## Set exercise
Could you write out the opening lines of the data, word for word, stopping after the line that contains "SCAN_STEP = 0.05"?

## Provided material
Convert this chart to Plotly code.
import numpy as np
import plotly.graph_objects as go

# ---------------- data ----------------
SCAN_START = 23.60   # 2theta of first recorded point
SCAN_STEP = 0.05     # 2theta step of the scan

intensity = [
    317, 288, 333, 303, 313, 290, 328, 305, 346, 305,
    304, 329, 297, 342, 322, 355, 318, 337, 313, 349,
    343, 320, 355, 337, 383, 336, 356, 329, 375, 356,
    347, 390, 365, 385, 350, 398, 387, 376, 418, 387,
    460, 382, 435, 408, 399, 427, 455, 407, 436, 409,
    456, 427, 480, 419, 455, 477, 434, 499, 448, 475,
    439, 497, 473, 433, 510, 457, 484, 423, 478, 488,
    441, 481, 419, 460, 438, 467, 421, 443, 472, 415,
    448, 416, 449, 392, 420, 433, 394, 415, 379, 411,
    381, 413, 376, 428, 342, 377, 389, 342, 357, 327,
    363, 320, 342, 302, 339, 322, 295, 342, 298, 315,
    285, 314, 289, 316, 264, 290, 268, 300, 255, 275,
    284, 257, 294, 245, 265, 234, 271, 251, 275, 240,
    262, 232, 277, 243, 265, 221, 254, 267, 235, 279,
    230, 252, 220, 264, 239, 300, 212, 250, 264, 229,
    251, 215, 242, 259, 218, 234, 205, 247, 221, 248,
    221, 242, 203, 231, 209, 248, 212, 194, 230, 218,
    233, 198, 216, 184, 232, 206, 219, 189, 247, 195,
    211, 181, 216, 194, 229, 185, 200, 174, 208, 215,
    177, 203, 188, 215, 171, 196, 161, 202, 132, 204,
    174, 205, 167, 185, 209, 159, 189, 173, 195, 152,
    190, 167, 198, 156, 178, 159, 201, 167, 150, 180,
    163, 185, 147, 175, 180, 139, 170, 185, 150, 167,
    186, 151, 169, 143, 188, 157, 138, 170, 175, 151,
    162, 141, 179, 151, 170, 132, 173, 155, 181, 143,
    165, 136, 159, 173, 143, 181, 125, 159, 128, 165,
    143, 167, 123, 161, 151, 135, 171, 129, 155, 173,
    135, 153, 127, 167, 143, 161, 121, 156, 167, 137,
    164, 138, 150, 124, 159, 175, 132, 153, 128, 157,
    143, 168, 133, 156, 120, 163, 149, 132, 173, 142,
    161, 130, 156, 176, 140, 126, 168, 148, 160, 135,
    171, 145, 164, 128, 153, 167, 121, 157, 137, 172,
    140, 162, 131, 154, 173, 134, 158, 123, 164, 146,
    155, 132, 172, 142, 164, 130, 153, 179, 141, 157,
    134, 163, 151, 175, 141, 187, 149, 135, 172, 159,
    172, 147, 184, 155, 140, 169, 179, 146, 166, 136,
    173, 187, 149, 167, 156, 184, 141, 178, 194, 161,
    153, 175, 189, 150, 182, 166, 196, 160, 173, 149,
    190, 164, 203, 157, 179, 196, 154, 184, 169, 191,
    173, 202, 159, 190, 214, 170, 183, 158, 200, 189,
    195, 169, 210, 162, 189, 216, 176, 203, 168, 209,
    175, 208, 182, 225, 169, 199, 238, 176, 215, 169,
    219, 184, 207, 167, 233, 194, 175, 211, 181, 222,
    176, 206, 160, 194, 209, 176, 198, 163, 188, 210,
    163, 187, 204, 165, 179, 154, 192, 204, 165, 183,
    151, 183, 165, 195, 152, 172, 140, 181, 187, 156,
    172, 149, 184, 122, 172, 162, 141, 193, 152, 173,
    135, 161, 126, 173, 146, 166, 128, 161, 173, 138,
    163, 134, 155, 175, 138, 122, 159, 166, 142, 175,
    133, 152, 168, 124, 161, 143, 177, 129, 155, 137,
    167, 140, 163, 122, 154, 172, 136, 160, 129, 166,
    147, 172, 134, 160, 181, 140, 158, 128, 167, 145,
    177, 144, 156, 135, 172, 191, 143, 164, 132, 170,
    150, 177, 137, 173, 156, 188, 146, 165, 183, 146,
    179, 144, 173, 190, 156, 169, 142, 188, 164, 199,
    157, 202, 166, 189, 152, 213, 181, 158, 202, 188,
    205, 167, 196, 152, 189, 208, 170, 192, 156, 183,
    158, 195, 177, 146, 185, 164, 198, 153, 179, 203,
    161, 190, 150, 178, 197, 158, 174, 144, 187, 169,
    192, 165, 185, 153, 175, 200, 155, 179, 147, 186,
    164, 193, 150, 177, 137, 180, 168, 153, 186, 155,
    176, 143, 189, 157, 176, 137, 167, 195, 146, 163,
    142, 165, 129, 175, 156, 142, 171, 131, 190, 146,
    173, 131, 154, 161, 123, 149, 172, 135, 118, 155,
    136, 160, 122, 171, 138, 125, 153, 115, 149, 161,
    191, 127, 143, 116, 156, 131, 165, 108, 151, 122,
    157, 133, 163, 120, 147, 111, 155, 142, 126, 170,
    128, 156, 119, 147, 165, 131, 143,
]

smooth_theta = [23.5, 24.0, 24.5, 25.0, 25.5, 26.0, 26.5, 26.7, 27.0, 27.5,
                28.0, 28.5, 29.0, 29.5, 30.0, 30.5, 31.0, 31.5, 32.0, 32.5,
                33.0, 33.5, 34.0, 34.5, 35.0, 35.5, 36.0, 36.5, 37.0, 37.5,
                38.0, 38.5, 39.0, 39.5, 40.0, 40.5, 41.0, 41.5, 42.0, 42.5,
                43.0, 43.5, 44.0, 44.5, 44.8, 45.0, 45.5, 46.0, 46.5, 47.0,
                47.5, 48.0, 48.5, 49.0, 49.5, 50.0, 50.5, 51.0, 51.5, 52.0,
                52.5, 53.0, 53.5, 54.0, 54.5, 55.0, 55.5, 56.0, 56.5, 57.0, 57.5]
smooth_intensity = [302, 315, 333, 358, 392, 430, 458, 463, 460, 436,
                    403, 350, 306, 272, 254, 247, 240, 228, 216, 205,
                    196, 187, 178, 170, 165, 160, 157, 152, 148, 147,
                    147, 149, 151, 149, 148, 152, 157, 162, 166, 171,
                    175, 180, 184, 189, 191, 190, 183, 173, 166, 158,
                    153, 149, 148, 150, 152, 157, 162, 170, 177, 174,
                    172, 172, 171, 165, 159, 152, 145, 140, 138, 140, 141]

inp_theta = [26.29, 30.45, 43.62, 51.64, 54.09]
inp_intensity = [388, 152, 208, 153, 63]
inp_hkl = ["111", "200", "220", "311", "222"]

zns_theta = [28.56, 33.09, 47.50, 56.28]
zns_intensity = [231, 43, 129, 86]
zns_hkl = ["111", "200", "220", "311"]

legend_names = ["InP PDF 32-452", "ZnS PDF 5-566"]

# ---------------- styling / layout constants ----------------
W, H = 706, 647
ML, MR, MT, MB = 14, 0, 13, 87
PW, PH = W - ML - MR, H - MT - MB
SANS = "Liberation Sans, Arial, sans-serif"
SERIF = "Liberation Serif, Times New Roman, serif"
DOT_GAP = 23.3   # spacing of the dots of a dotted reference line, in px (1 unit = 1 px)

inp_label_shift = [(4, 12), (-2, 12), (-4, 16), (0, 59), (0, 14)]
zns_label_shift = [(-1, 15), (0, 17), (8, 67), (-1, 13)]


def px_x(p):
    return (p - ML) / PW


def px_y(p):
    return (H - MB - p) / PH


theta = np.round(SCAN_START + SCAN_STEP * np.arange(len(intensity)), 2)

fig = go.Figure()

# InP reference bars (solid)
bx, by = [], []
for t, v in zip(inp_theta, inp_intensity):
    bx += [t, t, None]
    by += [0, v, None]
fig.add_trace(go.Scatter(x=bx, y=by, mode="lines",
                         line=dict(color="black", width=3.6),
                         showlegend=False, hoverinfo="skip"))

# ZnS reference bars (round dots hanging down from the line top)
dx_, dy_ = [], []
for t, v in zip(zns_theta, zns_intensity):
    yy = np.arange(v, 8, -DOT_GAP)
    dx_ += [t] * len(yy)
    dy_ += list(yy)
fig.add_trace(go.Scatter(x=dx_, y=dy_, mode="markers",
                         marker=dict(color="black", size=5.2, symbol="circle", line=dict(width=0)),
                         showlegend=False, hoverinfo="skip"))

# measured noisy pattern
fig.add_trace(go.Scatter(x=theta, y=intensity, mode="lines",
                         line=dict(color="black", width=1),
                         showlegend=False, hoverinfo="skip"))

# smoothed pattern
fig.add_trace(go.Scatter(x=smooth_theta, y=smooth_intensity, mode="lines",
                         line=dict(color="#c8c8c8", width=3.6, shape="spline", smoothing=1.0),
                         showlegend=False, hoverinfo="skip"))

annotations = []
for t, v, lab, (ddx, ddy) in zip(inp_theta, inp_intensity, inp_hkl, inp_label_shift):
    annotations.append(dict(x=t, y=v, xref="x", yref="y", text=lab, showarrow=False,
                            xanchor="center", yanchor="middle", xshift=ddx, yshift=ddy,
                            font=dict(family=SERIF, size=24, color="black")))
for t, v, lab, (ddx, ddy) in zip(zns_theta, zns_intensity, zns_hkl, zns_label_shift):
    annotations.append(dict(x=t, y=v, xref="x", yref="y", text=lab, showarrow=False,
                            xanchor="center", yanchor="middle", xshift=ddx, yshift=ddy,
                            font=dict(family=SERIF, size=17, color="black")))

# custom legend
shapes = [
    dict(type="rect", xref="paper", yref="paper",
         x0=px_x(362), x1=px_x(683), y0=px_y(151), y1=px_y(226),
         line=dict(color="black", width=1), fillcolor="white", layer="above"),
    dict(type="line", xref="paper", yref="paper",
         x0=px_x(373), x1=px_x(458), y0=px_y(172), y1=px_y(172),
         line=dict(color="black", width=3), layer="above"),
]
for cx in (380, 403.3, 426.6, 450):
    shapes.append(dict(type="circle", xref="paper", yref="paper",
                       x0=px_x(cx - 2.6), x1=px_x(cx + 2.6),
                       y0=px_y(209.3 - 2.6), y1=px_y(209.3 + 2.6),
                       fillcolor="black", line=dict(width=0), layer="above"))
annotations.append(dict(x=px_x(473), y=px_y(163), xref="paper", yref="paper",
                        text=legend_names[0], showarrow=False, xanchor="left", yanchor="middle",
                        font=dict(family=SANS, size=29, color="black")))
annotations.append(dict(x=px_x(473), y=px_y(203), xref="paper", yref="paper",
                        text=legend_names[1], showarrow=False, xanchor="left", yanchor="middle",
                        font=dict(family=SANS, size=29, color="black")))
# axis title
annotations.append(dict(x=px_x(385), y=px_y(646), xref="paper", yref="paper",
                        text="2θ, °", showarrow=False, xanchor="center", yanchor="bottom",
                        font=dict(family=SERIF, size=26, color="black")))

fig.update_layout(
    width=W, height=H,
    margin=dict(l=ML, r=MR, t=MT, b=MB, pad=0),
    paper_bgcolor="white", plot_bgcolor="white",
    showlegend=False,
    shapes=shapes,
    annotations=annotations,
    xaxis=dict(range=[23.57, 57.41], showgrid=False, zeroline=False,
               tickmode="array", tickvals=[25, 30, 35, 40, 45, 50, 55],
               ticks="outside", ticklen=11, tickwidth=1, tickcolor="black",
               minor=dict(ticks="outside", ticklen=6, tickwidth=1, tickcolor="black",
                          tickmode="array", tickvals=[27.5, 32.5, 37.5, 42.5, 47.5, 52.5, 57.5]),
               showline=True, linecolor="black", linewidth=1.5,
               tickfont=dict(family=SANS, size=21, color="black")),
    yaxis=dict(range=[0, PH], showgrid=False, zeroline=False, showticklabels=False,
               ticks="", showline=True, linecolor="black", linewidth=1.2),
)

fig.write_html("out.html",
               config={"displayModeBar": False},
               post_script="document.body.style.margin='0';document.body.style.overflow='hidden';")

## Answer in full
Convert this chart to Plotly code.
import numpy as np
import plotly.graph_objects as go

# ---------------- data ----------------
SCAN_START = 23.60   # 2theta of first recorded point
SCAN_STEP = 0.05     # 2theta step of the scan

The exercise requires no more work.